Pink Monkey Knits

Using my opposable thumbs to knit up a storm!

Tuesday, July 31, 2007

Report from the Far Corners of the World 

Every immersion in a different culture presents its own challenges and opportunities for laughter. Every return home exposes the cultural values and frameworks that we take for granted as Americans. Never was this more true than with my most recent trip to Israel and Uganda.

Jaffa Gate

Corner Stone of Anointing

Dome and Western Wall

I Love J


In Israel, we saw the depth of faith that people can possess, and how it can be both sustaining to the spirit and a rationalization for dehumanization of others. Bonds of family and friendship were strengthened. Most of all, we ate a lot of really delicious food! My last trip to Israel was just three years ago, so it felt fairly familiar to be there. I knew how to use the money, where to go and what to see. It's a well-developed country and it's always easy to find someone who speaks English. This portion of the trip felt most like a vacation. I also think it's a good experience to feel what it's like to be in the majority every once in a while.

You can see all of my Israel pictures here. Unfortunately, there aren't that many because I dropped my camera our first day there and had to leave it at the repair shop for a week!

English Student

Cow and Synagogue

Samuel and Coffee Tree

Avram Runs

Hedy and Joseph

Mama Rebecca Rides

Ugandan American Friendship

Finished First Oak Ribbed Sock
This is pretty much the only knitting I finished the whole time: one simple sock.

Uganda is too much to try to express in a few simple sentences.
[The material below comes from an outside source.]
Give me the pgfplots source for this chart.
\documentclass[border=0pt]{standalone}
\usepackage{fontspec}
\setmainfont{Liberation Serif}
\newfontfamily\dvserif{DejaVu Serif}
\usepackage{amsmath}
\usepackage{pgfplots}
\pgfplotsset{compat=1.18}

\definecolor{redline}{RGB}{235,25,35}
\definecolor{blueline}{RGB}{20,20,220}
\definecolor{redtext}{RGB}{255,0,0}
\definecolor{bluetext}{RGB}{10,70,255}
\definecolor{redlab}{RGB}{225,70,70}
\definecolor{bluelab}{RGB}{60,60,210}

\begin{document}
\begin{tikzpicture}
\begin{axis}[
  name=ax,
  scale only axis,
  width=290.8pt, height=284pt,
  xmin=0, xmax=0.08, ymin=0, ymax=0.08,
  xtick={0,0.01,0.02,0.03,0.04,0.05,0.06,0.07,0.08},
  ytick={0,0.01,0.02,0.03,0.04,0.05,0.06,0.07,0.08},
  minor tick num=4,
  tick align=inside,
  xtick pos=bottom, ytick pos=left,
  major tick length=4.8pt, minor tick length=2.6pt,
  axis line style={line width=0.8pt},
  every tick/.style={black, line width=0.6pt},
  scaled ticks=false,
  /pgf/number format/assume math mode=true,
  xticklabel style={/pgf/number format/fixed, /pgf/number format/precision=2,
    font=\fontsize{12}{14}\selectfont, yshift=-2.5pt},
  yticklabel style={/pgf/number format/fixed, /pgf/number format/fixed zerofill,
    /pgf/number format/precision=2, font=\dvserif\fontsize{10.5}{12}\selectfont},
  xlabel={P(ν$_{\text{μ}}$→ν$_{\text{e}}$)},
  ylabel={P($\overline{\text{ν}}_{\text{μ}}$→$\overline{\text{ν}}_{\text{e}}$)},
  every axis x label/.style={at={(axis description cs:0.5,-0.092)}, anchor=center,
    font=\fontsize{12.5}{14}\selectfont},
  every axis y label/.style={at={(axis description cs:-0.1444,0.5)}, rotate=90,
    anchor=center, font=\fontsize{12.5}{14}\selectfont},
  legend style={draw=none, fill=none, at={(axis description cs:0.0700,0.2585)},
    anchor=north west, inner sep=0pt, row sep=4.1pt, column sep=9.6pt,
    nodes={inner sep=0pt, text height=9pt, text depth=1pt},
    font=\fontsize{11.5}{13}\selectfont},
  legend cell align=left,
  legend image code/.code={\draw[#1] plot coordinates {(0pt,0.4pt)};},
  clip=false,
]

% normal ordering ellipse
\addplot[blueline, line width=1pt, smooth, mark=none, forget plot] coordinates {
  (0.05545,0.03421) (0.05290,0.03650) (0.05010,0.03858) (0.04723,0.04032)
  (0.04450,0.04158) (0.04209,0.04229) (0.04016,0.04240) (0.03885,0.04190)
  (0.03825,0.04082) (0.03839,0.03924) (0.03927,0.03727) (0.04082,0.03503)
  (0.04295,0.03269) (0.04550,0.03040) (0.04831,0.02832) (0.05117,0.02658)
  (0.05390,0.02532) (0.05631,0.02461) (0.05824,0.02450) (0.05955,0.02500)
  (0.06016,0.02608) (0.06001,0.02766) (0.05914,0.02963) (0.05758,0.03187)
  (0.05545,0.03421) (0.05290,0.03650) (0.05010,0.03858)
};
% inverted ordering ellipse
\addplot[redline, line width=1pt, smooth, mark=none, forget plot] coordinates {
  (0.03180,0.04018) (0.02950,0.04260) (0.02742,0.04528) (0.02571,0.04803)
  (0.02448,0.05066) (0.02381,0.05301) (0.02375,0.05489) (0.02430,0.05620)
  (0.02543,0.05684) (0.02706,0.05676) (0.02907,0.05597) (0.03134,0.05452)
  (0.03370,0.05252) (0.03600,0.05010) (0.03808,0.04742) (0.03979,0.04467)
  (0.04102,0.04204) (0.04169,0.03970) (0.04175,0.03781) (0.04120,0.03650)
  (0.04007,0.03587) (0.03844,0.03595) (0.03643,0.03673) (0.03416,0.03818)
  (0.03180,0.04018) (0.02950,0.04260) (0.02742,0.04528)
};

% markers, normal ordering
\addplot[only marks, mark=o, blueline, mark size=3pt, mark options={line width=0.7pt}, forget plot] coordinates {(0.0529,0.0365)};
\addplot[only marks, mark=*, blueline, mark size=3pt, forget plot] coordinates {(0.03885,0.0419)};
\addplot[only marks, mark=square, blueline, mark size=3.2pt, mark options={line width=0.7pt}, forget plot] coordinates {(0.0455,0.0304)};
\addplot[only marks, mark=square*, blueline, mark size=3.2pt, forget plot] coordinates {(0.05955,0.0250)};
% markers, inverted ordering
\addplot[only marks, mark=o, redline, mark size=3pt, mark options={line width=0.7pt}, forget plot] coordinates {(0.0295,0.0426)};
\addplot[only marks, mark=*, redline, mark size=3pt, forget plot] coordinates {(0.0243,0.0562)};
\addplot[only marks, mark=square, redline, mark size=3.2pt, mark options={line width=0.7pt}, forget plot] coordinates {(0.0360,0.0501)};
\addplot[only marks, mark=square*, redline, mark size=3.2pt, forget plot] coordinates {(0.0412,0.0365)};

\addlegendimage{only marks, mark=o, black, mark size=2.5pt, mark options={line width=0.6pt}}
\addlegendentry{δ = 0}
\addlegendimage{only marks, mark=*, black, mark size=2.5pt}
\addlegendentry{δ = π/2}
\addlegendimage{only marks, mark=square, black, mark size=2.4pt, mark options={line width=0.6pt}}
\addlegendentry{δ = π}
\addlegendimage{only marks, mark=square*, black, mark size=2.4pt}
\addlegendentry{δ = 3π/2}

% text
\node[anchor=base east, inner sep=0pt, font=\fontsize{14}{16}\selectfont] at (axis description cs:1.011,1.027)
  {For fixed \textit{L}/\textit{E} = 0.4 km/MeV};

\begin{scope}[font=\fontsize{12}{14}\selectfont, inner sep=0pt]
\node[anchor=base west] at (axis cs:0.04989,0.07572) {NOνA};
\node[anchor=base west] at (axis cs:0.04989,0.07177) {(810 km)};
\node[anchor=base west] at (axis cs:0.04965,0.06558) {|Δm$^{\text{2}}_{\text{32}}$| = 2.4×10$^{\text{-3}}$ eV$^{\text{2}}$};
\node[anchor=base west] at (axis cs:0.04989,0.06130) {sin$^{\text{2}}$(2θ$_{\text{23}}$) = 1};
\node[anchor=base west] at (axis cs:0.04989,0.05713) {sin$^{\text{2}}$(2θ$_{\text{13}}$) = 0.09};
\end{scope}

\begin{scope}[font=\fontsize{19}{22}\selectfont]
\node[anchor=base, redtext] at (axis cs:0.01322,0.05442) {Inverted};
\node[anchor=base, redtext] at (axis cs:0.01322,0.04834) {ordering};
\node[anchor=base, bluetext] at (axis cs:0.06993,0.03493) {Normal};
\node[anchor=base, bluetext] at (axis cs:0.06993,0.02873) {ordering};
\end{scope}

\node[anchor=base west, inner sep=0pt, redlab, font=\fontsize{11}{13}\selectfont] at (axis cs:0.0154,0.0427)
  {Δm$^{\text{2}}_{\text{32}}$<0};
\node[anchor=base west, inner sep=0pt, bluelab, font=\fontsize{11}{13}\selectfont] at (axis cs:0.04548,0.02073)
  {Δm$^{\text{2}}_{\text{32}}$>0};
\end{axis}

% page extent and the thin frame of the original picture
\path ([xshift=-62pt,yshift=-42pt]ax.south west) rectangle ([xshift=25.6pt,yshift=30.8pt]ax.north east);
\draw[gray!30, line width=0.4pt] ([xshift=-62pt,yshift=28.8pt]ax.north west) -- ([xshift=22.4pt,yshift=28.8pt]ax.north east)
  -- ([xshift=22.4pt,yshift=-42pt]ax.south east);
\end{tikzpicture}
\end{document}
Everything, and I mean everything, in Africa is different, so I could write lengthy posts just about the way it rains, the differences between American and Ugandan English, the roads, the vehicles, the animals, the plants, the look of the land - EVERYTHING. The one small similarity that I could share with many of people we met there was heritage. Indeed, we spent much of our time there with the small Jewish community. You can read about the community and the history of how they became Abayudaya (Jewish) here.

For the most part, I was very overwhelmed the majority of the time I was there and really tried just to take in my surroundings and experiences. Despite this, I was able to make some deep friendships with some of the young people in the community who, despite the varied multitude of struggles they face, are smart, gracious, ambitious and want to contribute positively to their community. They are role models.
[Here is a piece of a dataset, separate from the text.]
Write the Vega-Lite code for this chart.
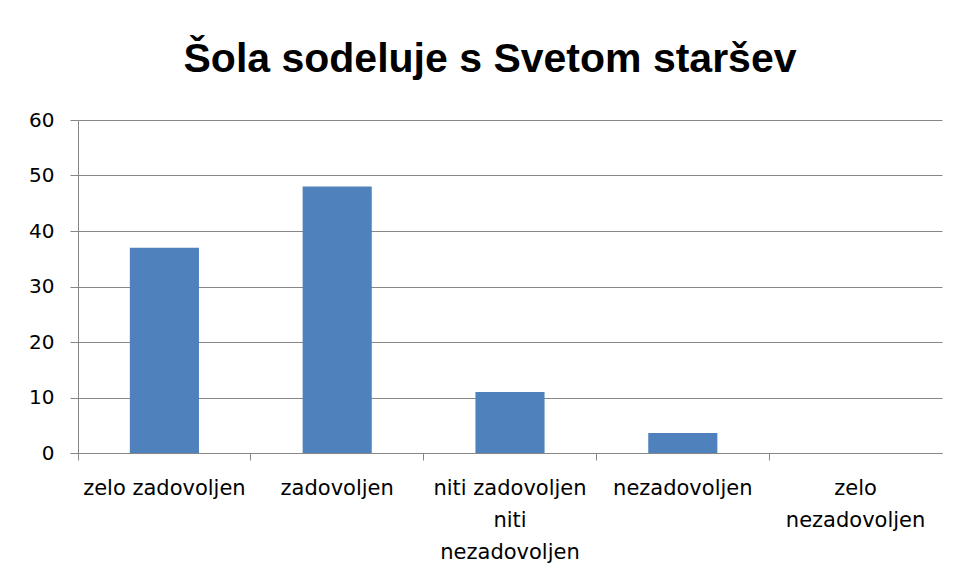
{
  "$schema": "https://vega.github.io/schema/vega-lite/v6.json",
  "autosize": "none",
  "width": 864,
  "height": 333,
  "padding": {"left": 78, "top": 120, "right": 13, "bottom": 129},
  "background": "white",
  "title": {
    "text": "Šola sodeluje s Svetom staršev",
    "font": "Liberation Sans",
    "fontSize": 41,
    "fontWeight": "bold",
    "color": "#000000",
    "anchor": "middle",
    "baseline": "alphabetic",
    "offset": -3,
    "dx": -20
  },
  "data": {
    "values": [
      {"odgovor": "zelo zadovoljen", "vrednost": 37},
      {"odgovor": "zadovoljen", "vrednost": 48},
      {"odgovor": "niti zadovoljen niti nezadovoljen", "vrednost": 11},
      {"odgovor": "nezadovoljen", "vrednost": 3.6},
      {"odgovor": "zelo nezadovoljen", "vrednost": 0}
    ]
  },
  "mark": {"type": "bar", "color": "#4F81BD", "width": {"band": 0.4}},
  "encoding": {
    "x": {
      "field": "odgovor",
      "type": "nominal",
      "sort": null,
      "title": null,
      "scale": {"paddingInner": 0, "paddingOuter": 0},
      "axis": {
        "bandPosition": 0,
        "labelAngle": 0,
        "labelFont": "DejaVu Sans",
        "labelFontSize": 21,
        "labelColor": "#000000",
        "labelLineHeight": 32,
        "labelPadding": 17,
        "labelAlign": "center",
        "labelBaseline": "top",
        "labelLimit": 0,
        "tickSize": 7,
        "tickColor": "#868686",
        "domainColor": "#868686",
        "grid": false,
        "labelExpr": "datum.value == 'niti zadovoljen niti nezadovoljen' ? ['niti zadovoljen', 'niti', 'nezadovoljen'] : datum.value == 'zelo nezadovoljen' ? ['zelo', 'nezadovoljen'] : datum.value"
      }
    },
    "y": {
      "field": "vrednost",
      "type": "quantitative",
      "title": null,
      "scale": {"domain": [0, 60], "nice": false},
      "axis": {
        "values": [0, 10, 20, 30, 40, 50, 60],
        "labelFont": "DejaVu Sans",
        "labelFontSize": 20,
        "labelColor": "#000000",
        "labelPadding": 16,
        "tickSize": 8,
        "tickColor": "#868686",
        "domainColor": "#868686",
        "gridColor": "#868686",
        "grid": true
      }
    }
  },
  "config": {
    "view": {"stroke": null},
    "axis": {"domainWidth": 1, "tickWidth": 1, "gridWidth": 1}
  }
}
One of the things I really had to get used to there was my status as a Muzungu (white person). When we would drive through the villages (on a 250 cc motorcycle loaded with three people with me only wearing a bike helmet for safety), many of the young children would run out to yell "muzungu, how are you?" as we passed. Sometimes, so many kids would do it, we would have a stereo effect; kids would be yelling "muzungu" in front of us, to the sides and from the back. I also think it's a good experience to feel what it's like to be in the minority every once in a while.
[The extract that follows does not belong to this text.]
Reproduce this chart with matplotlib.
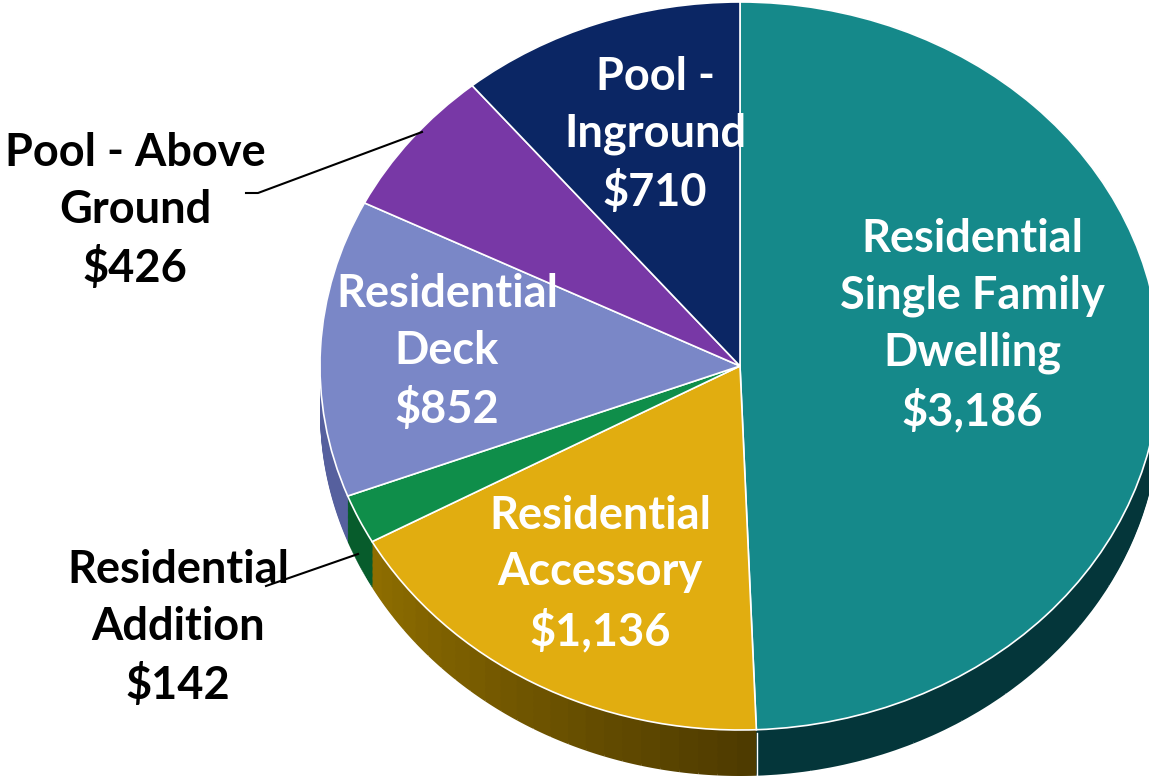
import matplotlib.pyplot as plt
import matplotlib.colors as mcolors
import numpy as np

# slices, clockwise from 12 o'clock
categories = ["Residential\nSingle Family\nDwelling", "Residential\nAccessory",
              "Residential\nAddition", "Residential\nDeck",
              "Pool - Above\nGround", "Pool -\nInground"]
values = [3186, 1136, 142, 852, 426, 710]
value_labels = ["$3,186", "$1,136", "$142", "$852", "$426", "$710"]

top_colors = ["#15898a", "#e1ad10", "#0f8e4a", "#7a87c7", "#7838a6", "#0b2664"]
# side wall shades: (start of slice, end of slice)
side_shades = [("#04363a", "#04363a"), ("#4e3b00", "#8e6d00"),
               ("#075c2c", "#075c2c"), ("#56609e", "#56609e"),
               ("#4e2270", "#4e2270"), ("#061840", "#061840")]

W, H = 1149, 778
CX, CY, RX, RY = 740, 366, 420, 364   # ellipse of the top face, pixels
DEPTH = 46
NSUB = 24

# side wall split into thin pieces so a shading gradient can run along it
side_vals, side_cols = [], []
for v, (c0, c1) in zip(values, side_shades):
    cmap = mcolors.LinearSegmentedColormap.from_list("s", [c0, c1])
    for t in np.linspace(0, 1, NSUB):
        side_vals.append(v / NSUB)
        side_cols.append(cmap(t))

fig = plt.figure(figsize=(W / 100, H / 100), dpi=100)
ax = fig.add_axes([0, 0, 1, 1])

for k in np.linspace(DEPTH / RY, 0, 40):
    ax.pie(side_vals, colors=side_cols, startangle=90, counterclock=False,
           center=(0, -k), wedgeprops=dict(linewidth=0))
ax.pie(values, colors=top_colors, startangle=90, counterclock=False,
       wedgeprops=dict(linewidth=1.2, edgecolor="white"))
ax.set_aspect("auto")
ax.set_xlim(-CX / RX, (W - CX) / RX)
ax.set_ylim((CY - H) / RY, CY / RY)
ax.axis("off")

# overlay in pixel coordinates for labels and leader lines
ov = fig.add_axes([0, 0, 1, 1])
ov.set_xlim(0, W)
ov.set_ylim(H, 0)
ov.axis("off")

ov.plot([757, 757], [733, H], color="white", lw=1)

font = dict(family="Lato", fontweight="bold", fontsize=32.5, ha="center",
            va="center", linespacing=1.42)
label_pos = [(972, 326, "white"), (600, 574, "white"), (178, 628, "black"),
             (447, 352, "white"), (135, 211, "black"), (655, 135, "white")]
for name, val, (x, y, c) in zip(categories, value_labels, label_pos):
    ov.text(x, y, f"{name}\n{val}", color=c, **font)

ov.plot([246, 258, 422], [193, 193, 132], color="black", lw=1.5)
ov.plot([266, 358], [586, 554], color="black", lw=1.5)

fig.savefig("out.png", dpi=100)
You can see all of my Uganda pictures here, but know that they only scratch the outermost surface of my experience there.

Now, I'm back in my new home of Seattle, trying to process my experience and establish myself in the community here. I'm glad to be back here in this wonderful place, and also here in my wonderful virtual community. I started this blog three years ago this month, and have only reaped rewards from it. Thank you for continuing to make me welcome here and to make me happy to come home.